= Dominic Hill =

British theatre director

Dominic Hill is Artistic Director at the Citizens Theatre, Glasgow. He took up post in October 2011.

==Early life==
Hill was born in Wimbledon on 22 April 1969.

==Career==

Dominic Hill was appointed Artistic Director of the Citizens Theatre in 2011.

Dominic Hill’s programmes of classic texts told for contemporary audiences alongside Glasgow stories, as well as his own distinctive production style, have won praise from public and critics alike and have reaffirmed the Citizens’ role as the leading producer of courageous theatre in Scotland.

Since joining the Citizens in 2011, he has directed The Comedy of Errors, Krapp’s Last Tape/Go On, Cyrano de Bergerac, A Christmas Carol, Oresteia: This Restless House (winner of Best Director, 2016 CATS Awards), Hamlet, Crime and Punishment (winner of Best Director and Best Production, 2014 CATS Awards), King Lear and Betrayal (winner of Best Director, 2012 CATS Awards).

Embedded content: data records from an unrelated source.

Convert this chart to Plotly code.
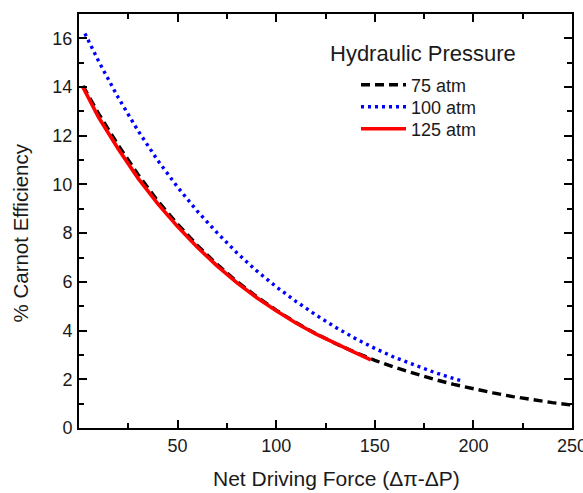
import plotly.graph_objects as go

# Net driving force values (x) and % Carnot efficiency (y)
x_75 = [2, 10, 20, 30, 40, 50, 60, 70, 80, 90, 100, 110, 120, 130, 140, 150,
        160, 170, 180, 190, 200, 210, 220, 230, 240, 250]
y_75 = [14.05, 12.9, 11.6, 10.4, 9.32, 8.37, 7.5, 6.72, 6.02, 5.4, 4.84, 4.33,
        3.88, 3.47, 3.11, 2.78, 2.49, 2.23, 2.0, 1.79, 1.6, 1.44, 1.29, 1.16, 1.04, 0.94]

x_100 = [3, 10, 20, 30, 40, 50, 60, 70, 80, 90, 100, 110, 120, 130, 140, 150,
         160, 170, 180, 190, 194]
y_100 = [16.2, 15.05, 13.55, 12.2, 10.98, 9.89, 8.9, 8.02, 7.2, 6.46, 5.8, 5.2,
         4.65, 4.14, 3.68, 3.27, 2.9, 2.58, 2.29, 2.03, 1.94]

x_125 = [2, 10, 20, 30, 40, 50, 60, 70, 80, 90, 100, 110, 120, 130, 140, 148]
y_125 = [14.0, 12.75, 11.45, 10.25, 9.2, 8.27, 7.42, 6.66, 5.97, 5.36, 4.81,
         4.31, 3.86, 3.46, 3.1, 2.8]

series_names = ["75 atm", "100 atm", "125 atm"]
x_ticks = [50, 100, 150, 200, 250]
y_ticks = [0, 2, 4, 6, 8, 10, 12, 14, 16]

FONT = "Liberation Sans, Arial, sans-serif"
TXT = "#1a1a1a"

W, H = 583, 493
L, R, T, B = 79, 11, 14, 65
PW, PH = W - L - R, H - T - B


def px_x(p):
    return (p - L) / PW


def px_y(p):
    return (H - B - p) / PH


fig = go.Figure()
fig.add_trace(go.Scatter(x=x_75, y=y_75, mode="lines", name=series_names[0], legend="legend",
                         line=dict(color="black", width=3.4, dash="9px,5px")))
fig.add_trace(go.Scatter(x=x_100, y=y_100, mode="lines", name=series_names[1], legend="legend2",
                         line=dict(color="#0000ff", width=3.4, dash="3px,4px")))
fig.add_trace(go.Scatter(x=x_125, y=y_125, mode="lines", name=series_names[2], legend="legend3",
                         line=dict(color="#ff0000", width=3.6)))

axis_common = dict(
    showline=True, linecolor="black", linewidth=2, mirror="allticks",
    ticks="inside", ticklen=8, tickwidth=2, tickcolor="black",
    showgrid=False, zeroline=False, automargin=False,
    tickfont=dict(family=FONT, size=18, color=TXT),
)

fig.update_xaxes(
    range=[0, 250], tickvals=x_ticks, **axis_common, ticklabeloverflow="allow",
    minor=dict(ticks="inside", ticklen=5, tickwidth=2, tickcolor="black", dtick=25, tick0=0),
)
fig.update_yaxes(
    range=[0, 17], tickvals=y_ticks, **axis_common,
    minor=dict(ticks="inside", ticklen=5, tickwidth=2, tickcolor="black", dtick=1, tick0=0),
    ticklabelstandoff=1,
)

# axis titles
fig.add_annotation(text="Net Driving Force (\u0394\u03c0-\u0394P)", xref="paper", yref="paper",
                   x=px_x(336), y=px_y(478), xanchor="center", yanchor="middle",
                   showarrow=False, font=dict(family=FONT, size=21, color=TXT))
fig.add_annotation(text="% Carnot Efficiency", xref="paper", yref="paper",
                   x=px_x(19.5), y=px_y(233), xanchor="center", yanchor="middle", textangle=-90,
                   showarrow=False, font=dict(family=FONT, size=20.5, color=TXT))
# legend title
fig.add_annotation(text="Hydraulic Pressure", xref="paper", yref="paper",
                   x=px_x(328), y=px_y(54), xanchor="left", yanchor="middle",
                   showarrow=False, font=dict(family=FONT, size=22, color=TXT))

leg_common = dict(xanchor="left", yanchor="middle", bgcolor="rgba(0,0,0,0)",
                  font=dict(family=FONT, size=18, color=TXT), itemwidth=45)

fig.update_layout(
    width=W, height=H,
    margin=dict(l=L, r=R, t=T, b=B),
    paper_bgcolor="white", plot_bgcolor="white",
    showlegend=True,
    legend=dict(x=px_x(356), y=px_y(85), **leg_common),
    legend2=dict(x=px_x(356), y=px_y(107), **leg_common),
    legend3=dict(x=px_x(356), y=px_y(129), **leg_common),
)

fig.write_html("out.html", config={"displayModeBar": False},
               post_script="document.body.style.margin='0';document.body.style.padding='0';")
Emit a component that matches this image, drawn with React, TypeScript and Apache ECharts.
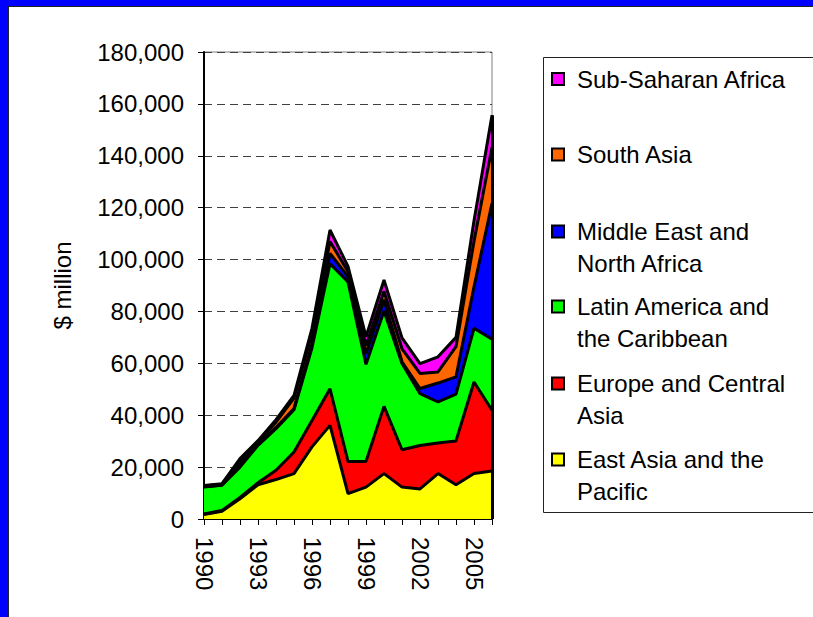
import React, { useEffect, useRef } from "react";
import * as echarts from "echarts";

const years = ["1990","1991","1992","1993","1994","1995","1996","1997","1998","1999","2000","2001","2002","2003","2004","2005","2006"];
const eastAsia = [1700, 3000, 7800, 13200, 15200, 17500, 27800, 36100, 9800, 12300, 17500, 12300, 11600, 17500, 13200, 17500, 18500];
const europe = [200, 300, 500, 800, 3600, 8300, 10200, 14100, 12400, 9900, 25900, 14400, 16700, 11800, 16900, 35300, 23400];
const latin = [10400, 9700, 11700, 14400, 16000, 16300, 28000, 48200, 69200, 37400, 36800, 33200, 20000, 15800, 18000, 20700, 27400];
const mena = [100, 100, 1500, 500, 500, 500, 1500, 4000, 2000, 4200, 4300, 700, 2000, 7300, 6700, 16000, 52400];
const southAsia = [300, 300, 1000, 700, 2000, 4000, 4000, 4600, 1900, 3000, 3200, 5000, 5800, 4300, 11600, 17500, 21600];
const ssa = [200, 200, 800, 600, 1000, 1000, 2000, 4400, 2100, 3500, 4400, 4200, 3800, 5800, 3600, 8000, 12300];

const seriesNames = [
  "East Asia and the Pacific",
  "Europe and Central Asia",
  "Latin America and the Caribbean",
  "Middle East and North Africa",
  "South Asia",
  "Sub-Saharan Africa",
];
const legendLines = [
  ["East Asia and the", "Pacific"],
  ["Europe and Central", "Asia"],
  ["Latin America and", "the Caribbean"],
  ["Middle East and", "North Africa"],
  ["South Asia"],
  ["Sub-Saharan Africa"],
];
const seriesData = [eastAsia, europe, latin, mena, southAsia, ssa];
const colors = ["#FFFF00", "#FF0000", "#00FF00", "#0000FF", "#FF6600", "#FF00FF"];
const yTicks = { min: 0, max: 180000, interval: 20000 };

const FONT = "Liberation Sans";
const FS = 24;

export default function App() {
  const ref = useRef<HTMLDivElement>(null);
  useEffect(() => {
    if (!ref.current) return;
    const chart = echarts.init(ref.current, undefined, { renderer: "svg" });
    const last = years.length - 1;
    const total = seriesData.reduce((s, arr) => s + arr[last], 0);

    const areaSeries = seriesData.map((d, i) => ({
      name: seriesNames[i],
      type: "line",
      stack: "area",
      data: d,
      symbol: "none",
      lineStyle: { width: 0 },
      areaStyle: { color: colors[i], opacity: 1 },
      itemStyle: { color: colors[i] },
      z: 2,
    }));
    const lineSeries = seriesData.map((d, i) => ({
      name: seriesNames[i] + " line",
      type: "line",
      stack: "lines",
      data: d,
      symbol: "none",
      lineStyle: { width: 3, color: "#000" },
      z: 3,
      markLine:
        i === seriesData.length - 1
          ? {
              symbol: "none",
              silent: true,
              label: { show: false },
              lineStyle: { color: "#000", width: 3, type: "solid" },
              data: [[{ coord: [years[last], 0] }, { coord: [years[last], total] }]],
            }
          : undefined,
    }));

    const firstLineY = [79, 154.5, 231.5, 306.5, 383.5, 459.5];
    const legendEls: any[] = [
      {
        type: "rect",
        shape: { x: 543.5, y: 57.5, width: 300, height: 455 },
        style: { fill: "#fff", stroke: "#222", lineWidth: 1 },
        z: 10,
      },
    ];
    const order = [5, 4, 3, 2, 1, 0];
    order.forEach((si, k) => {
      const cy = firstLineY[k];
      legendEls.push({
        type: "rect",
        shape: { x: 552, y: cy - 6, width: 12, height: 12 },
        style: { fill: colors[si], stroke: "#000", lineWidth: 2 },
        z: 11,
      });
      legendLines[si].forEach((t, j) => {
        legendEls.push({
          type: "text",
          x: 577,
          y: cy + j * 31.5,
          style: {
            text: t,
            fill: "#000",
            font: `${FS}px "${FONT}"`,
            textVerticalAlign: "middle",
            textAlign: "left",
          },
          z: 11,
        });
      });
    });

    chart.setOption({
      animation: false,
      backgroundColor: "transparent",
      textStyle: { fontFamily: FONT },
      grid: {
        left: 204,
        top: 52,
        width: 288,
        height: 467,
        show: true,
        borderColor: "#808080",
        borderWidth: 1,
        backgroundColor: "transparent",
      },
      xAxis: {
        type: "category",
        data: years,
        boundaryGap: false,
        axisLine: { lineStyle: { color: "#000", width: 2 } },
        axisTick: { show: true, interval: 0, length: 6, lineStyle: { color: "#000" } },
        axisLabel: {
          interval: 2,
          rotate: -90,
          margin: 18,
          color: "#000",
          fontSize: FS,
          fontFamily: FONT,
        },
        splitLine: { show: false },
      },
      yAxis: {
        type: "value",
        min: yTicks.min,
        max: yTicks.max,
        interval: yTicks.interval,
        name: "$ million",
        nameLocation: "middle",
        nameRotate: 90,
        nameGap: 130,
        nameTextStyle: { color: "#000", fontSize: FS, fontFamily: FONT },
        axisLine: { show: true, lineStyle: { color: "#000", width: 2 } },
        axisTick: { show: true, length: 6, lineStyle: { color: "#000" } },
        axisLabel: {
          margin: 20,
          color: "#000",
          fontSize: FS,
          fontFamily: FONT,
          formatter: (v: number) => v.toLocaleString("en-US"),
        },
        splitLine: {
          show: true,
          lineStyle: { color: "#404040", type: [8, 5], width: 1 },
        },
      },
      series: [...areaSeries, ...lineSeries],
      graphic: legendEls,
    });
    return () => chart.dispose();
  }, []);

  return (
    <div style={{ position: "absolute", left: 0, top: 0, width: 813, height: 617, background: "#0000FF", overflow: "hidden" }}>
      <div
        style={{
          position: "absolute",
          left: 8,
          top: 6,
          right: 0,
          bottom: 0,
          background: "#fff",
          borderLeft: "1px solid #222",
          borderTop: "1px solid #222",
        }}
      />
      <div ref={ref} style={{ position: "absolute", left: 0, top: 0, width: 813, height: 617 }} />
    </div>
  );
}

In 2013, Dominic became the most recognised Director in the history of Scotland’s leading theatre awards: the Critics’ Awards for Theatre in Scotland, holding 14 nominations and six wins since the awards were established in 2004.

Hill was Artistic Director of the Traverse Theatre in Edinburgh from 2008 to 2011.

He previously worked at Dundee Repertory Theatre where he was first Associate Director and then, from 2003, Joint Artistic Director. Whilst at Dundee Rep Dominic directed Peer Gynt, in co-production with the National Theatre of Scotland, which won four CATS Awards and toured to the Barbican in London.

He also worked as associate director at the Orange Tree Theatre, Richmond, London, where he was on the Orange Tree's Trainee Director scheme, and as assistant director at the Royal Shakespeare Company and assistant director at Perth Theatre. He directed
Thomas Babe's play A Prayer for My Daughter at London's Young Vic Theatre in 2008.

Other credits include Falstaff and Macbeth (Scottish Opera), The City Madam (Royal Shakespeare Company) and A Midsummer Night’s Dream (Regent’s Park Open Air Theatre and Scottish Opera). He has directed in theatres in London and throughout the UK.

==Awards==
In 2016 Dominic won his 5th CATS (Critics Awards for Theatre in Scotland) award for Best Director - the most any director has won in the CATS' 14-year history. Awards include Best Director for This Restless House presented by the Citizens Theatre in association with National Theatre of Scotland (2015/16), Crime and Punishment (& Best Production 2013/14), Betrayal (2011/12) Peer Gynt, presented by Dundee Rep/National Theatre of Scotland (& Best Production 2007/08); and Scenes from an Execution (& Best Production 2003/04).